Plus que jamais, Khady Gadiaga est persuadée que « les missions du journaliste scientifique ne peuvent être menées à bien que suite à une formation de haut niveau académique et pratique spécialisée. »

 

Dans cet environnement peu propice à une vulgarisation efficace des événements et découvertes scientifiques, elle suggère un soutien réel aux initiatives entreprises par certains professionnels ayant pris l’option et le risque de se spécialiser sur les questions scientifiques.

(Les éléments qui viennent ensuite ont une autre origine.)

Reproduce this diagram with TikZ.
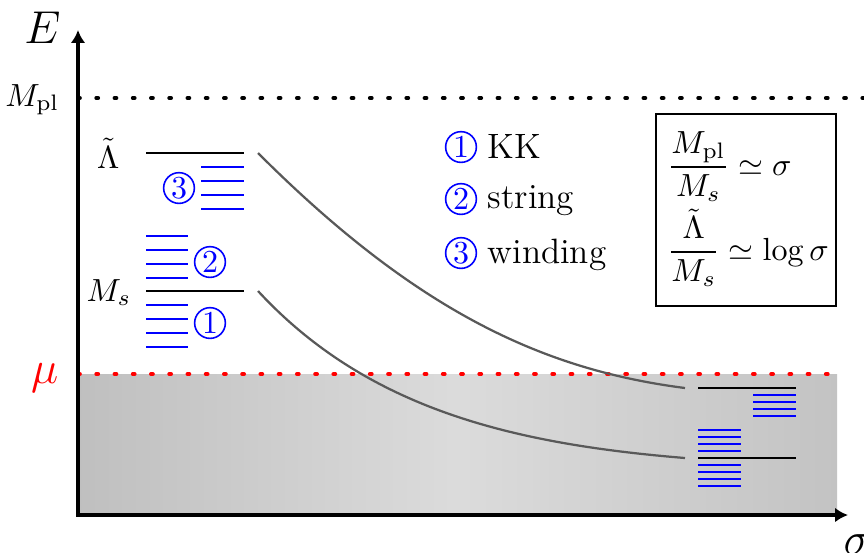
\documentclass[tikz,border=0pt]{standalone}
\usepackage{amsmath}
\usetikzlibrary{arrows.meta}
\begin{document}
\begin{tikzpicture}[x=0.3125pt,y=-0.3125pt,
  level/.style={line width=0.9pt},
  tower/.style={blue, line width=0.8pt},
  flow/.style={black!65, line width=0.7pt},
  dots/.style={line width=1.2pt, line cap=round, dash pattern=on 0.6pt off 5.1pt},
  num/.style={circle, draw=blue, text=blue, inner sep=0pt, minimum size=9.6pt, line width=0.5pt},
  axislabel/.style={inner sep=0pt, anchor=base east},
  legtext/.style={inner sep=0pt, anchor=base west, font=\fontsize{11}{13}\selectfont}]
\useasboundingbox (0,0) rectangle (864,552);

% region below the cutoff
\shade[left color=gray!50, right color=gray!47, middle color=gray!28] (78,374) rectangle (837,515);
\draw[dots, red] (78,374) -- (837,374);
\draw[dots] (78,98) -- (864,98);

% axes
\coordinate (origin) at (78,515);
\coordinate (ytop) at (78,30);
\coordinate (xend) at (848,515);
\draw[line width=1.25pt, {Latex[length=4pt,width=4.5pt]}-{Latex[length=4pt,width=4.5pt]}] (ytop) -- (origin) -- (xend);

% axis and scale labels
\node[axislabel] (Elab) at (61,43) {\Large $E$};
\node[inner sep=0pt, anchor=base west] (sigmalab) at (843,554) {\Large $\sigma$};
\node[axislabel] (mpl) at (60,106) {$M_{\mathrm{pl}}$};
\node[axislabel, red] (mu) at (59,383) {\Large $\mu$};
\node[axislabel] (lam) at (120,168) {$\tilde\Lambda$};
\node[axislabel] (ms) at (132,301) {$M_s$};

% spectrum at small sigma
\draw[level] (146,153) -- (244,153);
\foreach \y in {167,181,195,209} \draw[tower] (201,\y) -- (244,\y);
\foreach \y in {236,250,264,278} \draw[tower] (146,\y) -- (188,\y);
\draw[level] (146,291) -- (244,291);
\foreach \y in {305,319,333,347} \draw[tower] (146,\y) -- (188,\y);
\node[num] (t3) at (179,188) {3};
\node[num] (t2) at (210,262) {2};
\node[num] (t1) at (210,323) {1};

% spectrum at large sigma
\draw[level] (698,388) -- (796,388);
\foreach \y in {395,402,409,416} \draw[tower] (753,\y) -- (796,\y);
\foreach \y in {430,437,444,451,465,472,479,486} \draw[tower] (698,\y) -- (741,\y);
\draw[level] (698,458) -- (796,458);

% running of the scales
\coordinate (lamA) at (258,153);
\coordinate (lamB) at (685,388);
\coordinate (msA) at (258,291);
\coordinate (msB) at (685,458);
\draw[flow] (lamA) .. controls (418,313) and (545,370) .. (lamB);
\draw[flow] (msA) .. controls (368,410) and (515,444) .. (msB);

% legend
\node[num] (c1) at (461,147) {1};
\node[legtext] (kk) at (487,158) {KK};
\node[num] (c2) at (461,199) {2};
\node[legtext] (str) at (487,208) {string};
\node[num] (c3) at (461,253) {3};
\node[legtext] (wind) at (487,263) {winding};

% relations
\node[draw, line width=0.8pt, minimum width=56.25pt, minimum height=60pt, inner sep=0pt] (box) at (746,210) {};
\node[inner sep=0pt, anchor=base west] (eq1) at (667,175) {$\displaystyle\frac{M_{\mathrm{pl}}}{M_s}\simeq\sigma$};
\node[inner sep=0pt, anchor=base west] (eq2) at (667,260) {$\displaystyle\frac{\tilde\Lambda}{M_s}\simeq\log\sigma$};
\end{tikzpicture}
\end{document}
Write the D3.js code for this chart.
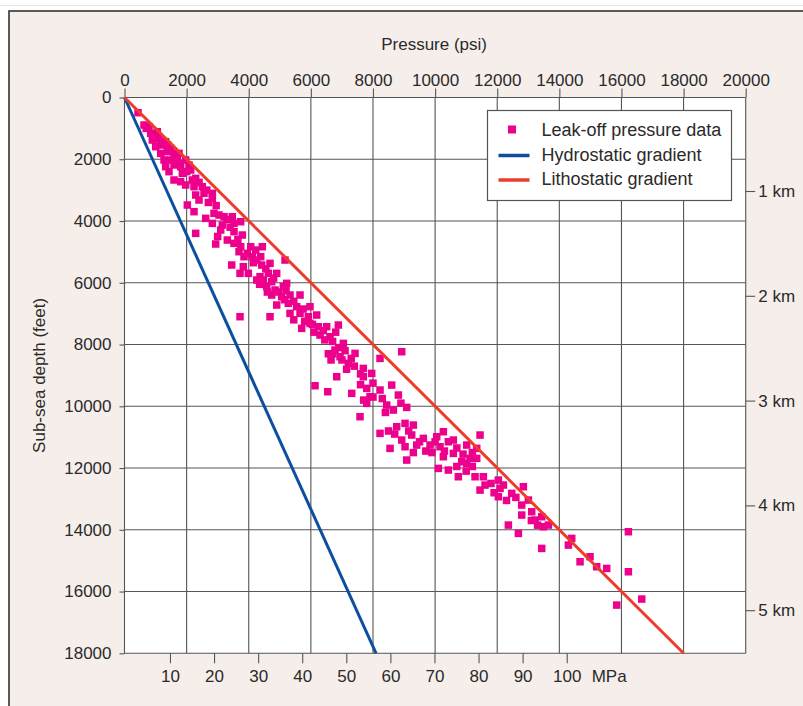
<!DOCTYPE html>
<html>
<head>
<meta charset="utf-8">
<script src="https://cdn.jsdelivr.net/npm/d3@7/dist/d3.min.js"></script>
<style>
  html, body { margin: 0; padding: 0; background: #ffffff; }
  svg { display: block; }
  text { font-family: "Liberation Sans", Arial, Helvetica, sans-serif; fill: #2a2a2a; }
</style>
</head>
<body>
<svg id="chart" width="803" height="706"></svg>
<script>
// ---------- data ----------
const psiTicks = [0, 2000, 4000, 6000, 8000, 10000, 12000, 14000, 16000, 18000, 20000];
const depthTicks = [0, 2000, 4000, 6000, 8000, 10000, 12000, 14000, 16000, 18000];
const mpaTicks = [10, 20, 30, 40, 50, 60, 70, 80, 90, 100];
const kmTicks = [1, 2, 3, 4, 5];

const hydroPsi = [0, 8100];
const hydroDepth = [0, 18000];
const lithoPsi = [0, 18000];
const lithoDepth = [0, 18000];

// leak-off pressure (psi) and depth (ft)
const leakPsi = [
  435, 628, 789, 843, 1057, 896, 1111, 1326, 1004, 1218, 1487, 1165, 1379, 1594, 1755, 1272, 1487, 1701, 1970, 1326,
  1594, 1809, 2077, 1433, 1862, 2131, 1594, 1809, 2184, 2292, 1970, 2238, 2506, 2292, 2560, 2828, 2023, 2399, 2828, 2238,
  2882, 3043, 2614, 3204, 3472, 2828, 3150, 3526, 3741, 2292, 3097, 3526, 3311, 3794, 2936, 3526, 3741, 4063, 4438, 3687,
  3955, 4224, 3848, 4116, 4385,
  5168, 3451, 3826, 3719, 3987, 4256, 4417, 4685, 4363, 4631, 4900, 4256, 4470, 4739, 4578, 4846, 5114, 5221, 4739, 5061,
  5329, 5651, 4900, 5275, 5543, 5972, 4685, 3719, 5329, 5651, 5919, 6187, 5704, 5972, 6241, 6509, 6885, 6295, 6617, 6563,
  6778, 7046, 6939, 7207, 7422, 8227, 8925, 6832, 7690, 7959, 7690, 7315, 7798, 7905, 7798, 8227, 8603, 8817, 8442, 8656,
  9086, 7583, 8227, 8549, 9086, 8764, 9032, 9300, 8925, 9247, 9408, 9032, 9622, 9837, 10052, 6134, 6543, 6700, 6900, 7100, 6650,
  10266, 10159, 10427, 10588, 11018, 11447, 11340, 10266, 10588, 10857, 11125, 11340, 10105, 10427, 10749, 11018, 11286, 11554, 11608,
  11447, 12037, 12091, 12037, 12467, 12842, 12788, 13003, 12788, 13111, 13218, 13433, 13648, 13486, 12359, 12681, 13433, 14399, 14291, 14667,
  14989, 15203, 15525, 16223, 16223, 15847, 16653,
  4150, 4550, 4800, 4350, 4950, 5200, 4600, 5150, 5450, 5750, 5450, 5800, 6050, 6100, 6400, 6800,
  6450, 6700, 7000, 7300, 7150, 7400, 7600, 7600, 8000, 7700, 8000, 8300, 8400, 8900,
  8500, 8700, 9150, 9500, 9700, 9300, 9900, 10000, 10300, 10700, 10900, 11200, 10700, 11000, 11200,
  11800, 11900, 12300, 12200, 12600, 13100, 13300,
  700, 950, 1150, 1400, 1650, 1750, 2000, 2400, 2650, 2700, 2950, 3300, 3400, 3000, 3650
];
const leakDepth = [
  491, 891, 945, 1161, 1107, 1377, 1323, 1431, 1593, 1539, 1647, 1809, 1755, 1809, 1809, 2024, 2024, 1970, 2024, 2240,
  2186, 2240, 2186, 2402, 2456, 2348, 2672, 2726, 2672, 2618, 2834, 2888, 2888, 3158, 3104, 3104, 3482, 3320, 3266, 3698,
  3752, 3806, 3914, 3860, 3860, 4076, 4130, 4076, 4022, 4400, 4292, 4346, 4616, 4454, 4745, 4724, 4832, 4832, 4832, 4994,
  5048, 4940, 5156, 5156, 5156,
  5264, 5425, 5479, 5695, 5695, 5264, 5426, 5372, 5804, 5696, 5696, 5911, 5911, 5965, 6127, 6235, 6127, 6019, 6397, 6451,
  6397, 6397, 6721, 6667, 6775, 6775, 7099, 7099, 6991, 6991, 7099, 7045, 7477, 7315, 7423, 7423, 7369, 7693, 7747, 8300,
  8179, 7963, 8395, 8611, 8287, 8449, 8233, 9043, 8773, 8935, 9043, 9582, 9420, 9690, 9906, 9474, 9313, 9636, 9960, 10122,
  10036, 10338, 10878, 11364, 11742, 10662, 10554, 10608, 11094, 10932, 11256, 11310, 11040, 11256, 10986, 9335, 9529, 7900, 8100, 8200, 8500,
  10824, 11310, 11148, 11094, 11256, 10932, 11364, 11634, 11526, 11796, 11688, 11688, 12012, 12066, 12282, 11850, 12282, 12282, 12552,
  12714, 12390, 12660, 12929, 12821, 12605, 13199, 13037, 13523, 13415, 13685, 13577, 13847, 13901, 13847, 14117, 14603, 14279, 14495, 15035,
  14873, 15197, 15251, 14063, 15359, 16438, 16244,
  5350, 5550, 5850, 6050, 6300, 6250, 6300, 6550, 6600, 6850, 7200, 7250, 7350, 7600, 7550, 7600,
  7850, 8300, 8500, 8450, 8800, 8700, 8950, 9300, 9250, 9800, 9700, 9750, 10200, 9900,
  10800, 10900, 10800, 11150, 11450, 11500, 11500, 11150, 11450, 11350, 11550, 11500, 11950, 12100, 11950,
  12500, 12800, 13050, 12550, 12950, 13700, 13850,
  1000, 1250, 1450, 1550, 1950, 2150, 2400, 2750, 3000, 3400, 3500, 3950, 4200, 4500, 4600
];

const legendLabels = ["Leak-off pressure data", "Hydrostatic gradient", "Lithostatic gradient"];

// ---------- colours ----------
const C_BG = "#f6eeea";
const C_GRID = "#555555";
const C_PTS = "#ec008c";
const C_HYDRO = "#0d4f9f";
const C_LITHO = "#ee3b2c";

// ---------- layout ----------
const svg = d3.select("#chart");
const x = d3.scaleLinear().domain([0, 20000]).range([124.5, 745.7]);
const y = d3.scaleLinear().domain([0, 18000]).range([97.5, 653.3]);
const xMPa = d3.scaleLinear().domain([0, 100]).range([125.9, 566.7]);
const yKm = d3.scaleLinear().domain([0, 5]).range([86.2, 610.2]);

// outer frame
svg.append("rect").attr("x", 9).attr("y", 11).attr("width", 820).attr("height", 720)
  .attr("fill", C_BG).attr("stroke", "#333").attr("stroke-width", 1.6);
svg.append("line").attr("x1", 0).attr("x2", 803).attr("y1", 5.5).attr("y2", 5.5)
  .attr("stroke", "#e6e6e6").attr("stroke-width", 1);

// plot area
svg.append("rect").attr("x", x(0)).attr("y", y(0))
  .attr("width", x(20000) - x(0)).attr("height", y(18000) - y(0))
  .attr("fill", "#ffffff");

// grid
const grid = svg.append("g").attr("stroke", C_GRID).attr("stroke-width", 1.1);
grid.selectAll("line.v").data(psiTicks).join("line").attr("class", "v")
  .attr("x1", d => x(d)).attr("x2", d => x(d)).attr("y1", y(0)).attr("y2", y(18000));
grid.selectAll("line.h").data(depthTicks).join("line").attr("class", "h")
  .attr("y1", d => y(d)).attr("y2", d => y(d)).attr("x1", x(0)).attr("x2", x(20000));

function styleAxis(g, size) {
  g.select(".domain").remove();
  g.selectAll(".tick line").attr("stroke", C_GRID).attr("stroke-width", 1.1);
  g.selectAll(".tick text").attr("fill", "#2a2a2a")
    .style("font-family", '"Liberation Sans", Arial, sans-serif').style("font-size", size + "px");
}

// top axis (psi)
svg.append("g").attr("transform", `translate(0,${y(0)})`)
  .call(d3.axisTop(x).tickValues(psiTicks).tickSize(9).tickPadding(2.5).tickFormat(d3.format("d")))
  .call(g => styleAxis(g, 17));

// left axis (ft)
svg.append("g").attr("transform", `translate(${x(0)},0)`)
  .call(d3.axisLeft(y).tickValues(depthTicks).tickSize(5).tickPadding(8).tickFormat(d3.format("d")))
  .call(g => styleAxis(g, 17));

// bottom axis (MPa)
svg.append("g").attr("transform", `translate(0,${y(18000)})`)
  .call(d3.axisBottom(xMPa).tickValues(mpaTicks).tickSize(10).tickPadding(6.5))
  .call(g => styleAxis(g, 17));
svg.append("text").attr("x", xMPa(100) + 25).attr("y", y(18000) + 29)
  .style("font-size", "17px").text("MPa");

// right axis (km)
svg.append("g").attr("transform", `translate(${x(20000)},0)`)
  .call(d3.axisRight(yKm).tickValues(kmTicks).tickSize(9.5).tickPadding(3).tickFormat(d => d + " km"))
  .call(g => styleAxis(g, 17));

// axis titles
svg.append("text").attr("x", (x(0) + x(20000)) / 2 - 1).attr("y", 50)
  .attr("text-anchor", "middle").style("font-size", "17px").text("Pressure (psi)");
svg.append("text").attr("transform", `translate(45,${(y(0) + y(18000)) / 2}) rotate(-90)`)
  .attr("text-anchor", "middle").style("font-size", "17px").text("Sub-sea depth (feet)");

// leak-off points
const S = 7.5;
svg.append("g").selectAll("rect").data(leakPsi.map((p, i) => [p, leakDepth[i]])).join("rect")
  .attr("x", d => x(d[0]) - S / 2).attr("y", d => y(d[1]) - S / 2)
  .attr("width", S).attr("height", S).attr("fill", C_PTS);

// gradient lines
const line = d3.line().x(d => x(d[0])).y(d => y(d[1]));
svg.append("path").datum(hydroPsi.map((p, i) => [p, hydroDepth[i]]))
  .attr("d", line).attr("fill", "none").attr("stroke", C_HYDRO).attr("stroke-width", 3);
svg.append("path").datum(lithoPsi.map((p, i) => [p, lithoDepth[i]]))
  .attr("d", line).attr("fill", "none").attr("stroke", C_LITHO).attr("stroke-width", 3);

// legend
const lg = svg.append("g").attr("transform", "translate(487.5,110.5)");
lg.append("rect").attr("width", 244).attr("height", 90).attr("fill", "#fff")
  .attr("stroke", C_GRID).attr("stroke-width", 1.2);
legendLabels.forEach((lab, i) => {
  const cy = 19 + i * 24.5;
  if (i === 0) {
    lg.append("rect").attr("x", 20.5).attr("y", cy - 4).attr("width", 8).attr("height", 8).attr("fill", C_PTS);
  } else {
    lg.append("line").attr("x1", 11).attr("x2", 42).attr("y1", cy + 1.5).attr("y2", cy + 1.5)
      .attr("stroke", i === 1 ? C_HYDRO : C_LITHO).attr("stroke-width", 3.5);
  }
  lg.append("text").attr("x", 54).attr("y", cy + 6.5).style("font-size", "18px").text(lab);
});
</script>
</body>
</html>
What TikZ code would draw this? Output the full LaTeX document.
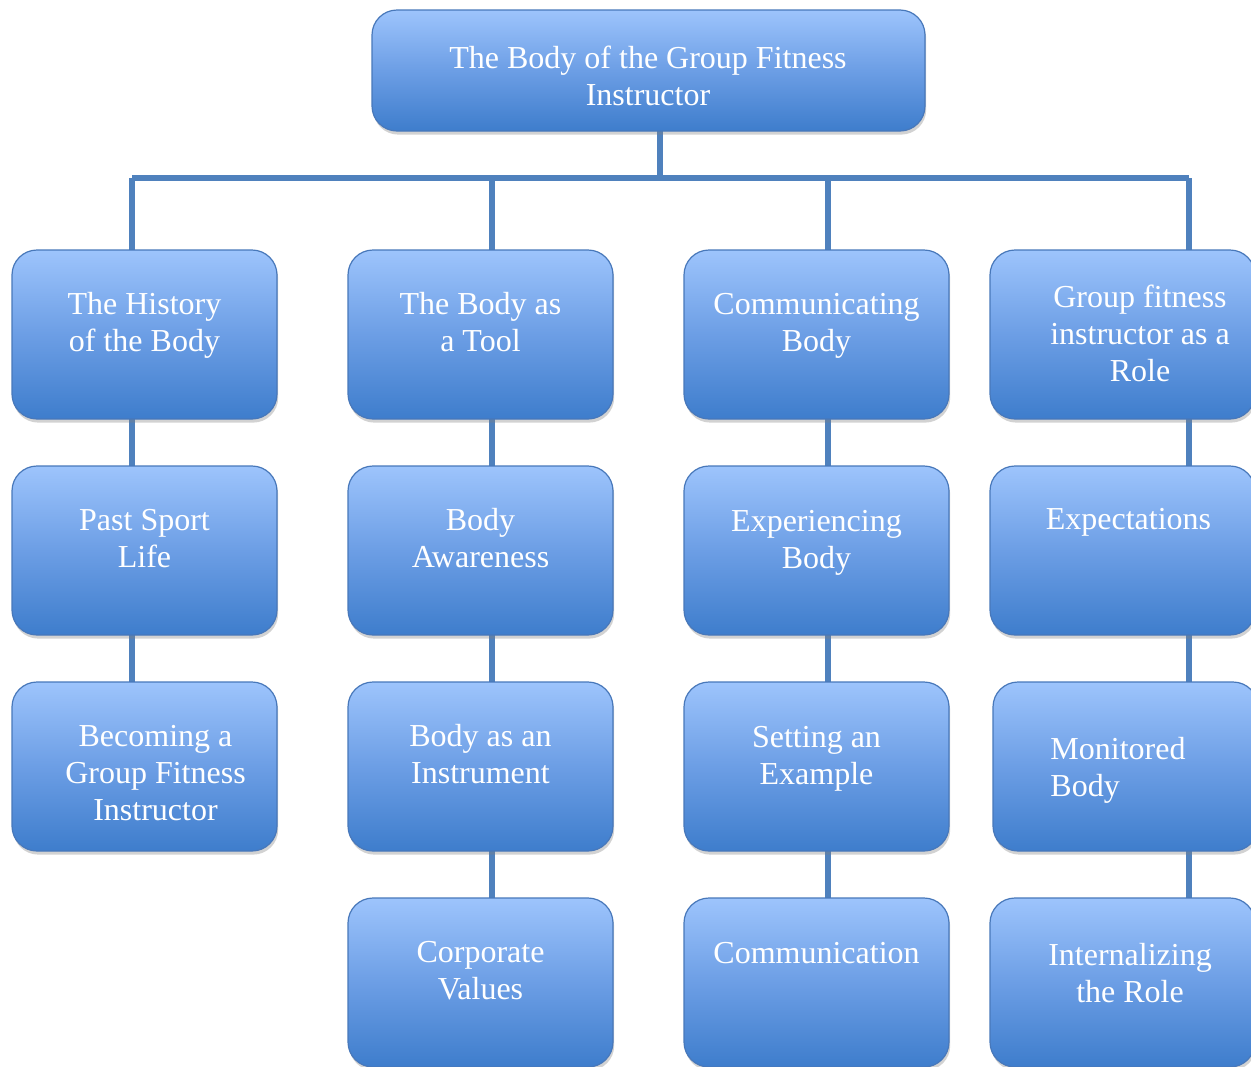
\documentclass[tikz,border=0pt]{standalone}
\usepackage{fontspec}
\setmainfont{Liberation Serif}
\usetikzlibrary{shadows}
\pgfdeclarelayer{backdrop}
\pgfdeclarelayer{background}
\pgfsetlayers{backdrop,background,main}
\definecolor{boxtop}{RGB}{157,196,252}
\definecolor{boxmid}{RGB}{108,158,229}
\definecolor{boxbot}{RGB}{62,125,204}
\definecolor{boxline}{RGB}{72,120,186}
\definecolor{linkblue}{RGB}{79,129,189}
\tikzset{
  box/.style={rectangle,rounded corners=12.5pt,draw=boxline,line width=0.6pt,
    top color=boxtop,bottom color=boxbot,middle color=boxmid,
    minimum width=132.5pt,minimum height=84.5pt,inner sep=0pt,outer sep=0pt,
    drop shadow={shadow xshift=0.6pt,shadow yshift=-1.8pt,opacity=0.35}},
  lbl/.style={text=white,align=center,inner sep=0pt,font=\fontsize{16}{18.5}\selectfont},
  conn/.style={draw=linkblue,line width=2.6pt}
}
\begin{document}
\begin{tikzpicture}[x=0.5pt,y=-0.5pt]
                \useasboundingbox (0,0) rectangle (1251,1066);
                \clip (0,0) rectangle (1251,1066);
                \begin{pgfonlayer}{backdrop}
                \fill[white] (0,0) rectangle (1251,1066);
                \end{pgfonlayer}
                %% connectors
                \coordinate (bar) at (660,178);
                \coordinate (k1) at (132,178);
                \coordinate (k2) at (492,178);
                \coordinate (k3) at (828,178);
                \coordinate (k4) at (1189,178);
                \node[box,minimum width=276.5pt,minimum height=60.5pt] (top) at (648.5,70.5) {};
                %% column one
                \node[box] (hist) at (144.5,334.5) {};
                \node[box] (past) at (144.5,550.5) {};
                \node[box] (becom) at (144.5,766.5) {};
                %% column two
                \node[box] (tool) at (480.5,334.5) {};
                \node[box] (aware) at (480.5,550.5) {};
                \node[box] (instr) at (480.5,766.5) {};
                \node[box] (corp) at (480.5,982.5) {};
                %% column three
                \node[box] (comm) at (816.5,334.5) {};
                \node[box] (exper) at (816.5,550.5) {};
                \node[box] (exmpl) at (816.5,766.5) {};
                \node[box] (commu) at (816.5,982.5) {};
                %% column four
                \node[box] (role) at (1122.5,334.5) {};
                \node[box] (expec) at (1122.5,550.5) {};
                \node[box] (monit) at (1125.5,766.5) {};
                \node[box] (intern) at (1122.5,982.5) {};
                \begin{pgfonlayer}{background}
                \draw[conn] (top.south -| bar) -- (bar);
                \draw[conn] (k1) -- (k4);
                \foreach \k/\n in {k1/hist,k2/tool,k3/comm,k4/role}
                    \draw[conn] (\k) -- (\k |- \n.north);
                \foreach \k/\a/\b in {k1/hist/past,k1/past/becom,
                    k2/tool/aware,k2/aware/instr,k2/instr/corp,
                    k3/comm/exper,k3/exper/exmpl,k3/exmpl/commu,
                    k4/role/expec,k4/expec/monit,k4/monit/intern}
                    \draw[conn] (\a.south -| \k) -- (\b.north -| \k);
                \end{pgfonlayer}
                %% texts
                \node[lbl] at (648,76) {The Body of the Group Fitness\\Instructor};
                \node[lbl] at (144.5,325.5) {The History\\of the Body};
                \node[lbl] at (144.5,538.5) {Past Sport\\Life};
                \node[lbl] at (155.5,773) {Becoming a\\Group Fitness\\Instructor};
                \node[lbl] at (480.5,322) {The Body as\\a Tool};
                \node[lbl] at (480.5,538.5) {Body\\Awareness};
                \node[lbl] at (480.5,754.5) {Body as an\\Instrument};
                \node[lbl] at (480.5,970.5) {Corporate\\Values};
                \node[lbl] at (816.5,326) {Communicating\\Body};
                \node[lbl] at (816.5,542.5) {Experiencing\\Body};
                \node[lbl] at (816.5,758.5) {Setting an\\Example};
                \node[lbl] at (816.5,953) {Communication};
                \node[lbl] at (1140,333.5) {Group fitness\\instructor as a\\Role};
                \node[lbl] at (1128.5,522) {Expectations};
                \node[lbl,align=left,anchor=west] at (1050,770) {Monitored\\Body};
                \node[lbl] at (1130,973) {Internalizing\\the Role};
            \end{tikzpicture}
\end{document}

Dans ce cadre, « il serait intéressant de réfléchir à une sorte de Recherche collaborative basée sur la co-construction, la production de connaissances,  le rapprochement entre communautés de recherche et médias ». 

 

A coté de la formation continue des journalistes dans leurs propres médias ou ailleurs, Yacine Ndiaye de l’IRD prône un co-développement de cursus ‘’science’’ au sein des écoles de formation au journalisme et la mise en place dans les instituts de recherche partenaires des médias « d’un volet ‘’culture scientifique’’ ». Ce volet serait exécuté « sous forme de bourses aux médias pour financer des sujets de recherche scientifique ».

 

Ce serait peut-être un début de commencement pour que la couverture de l’actualité scientifique ne soit plus tributaire d’un événement exceptionnel comme le lancement d’un satellite.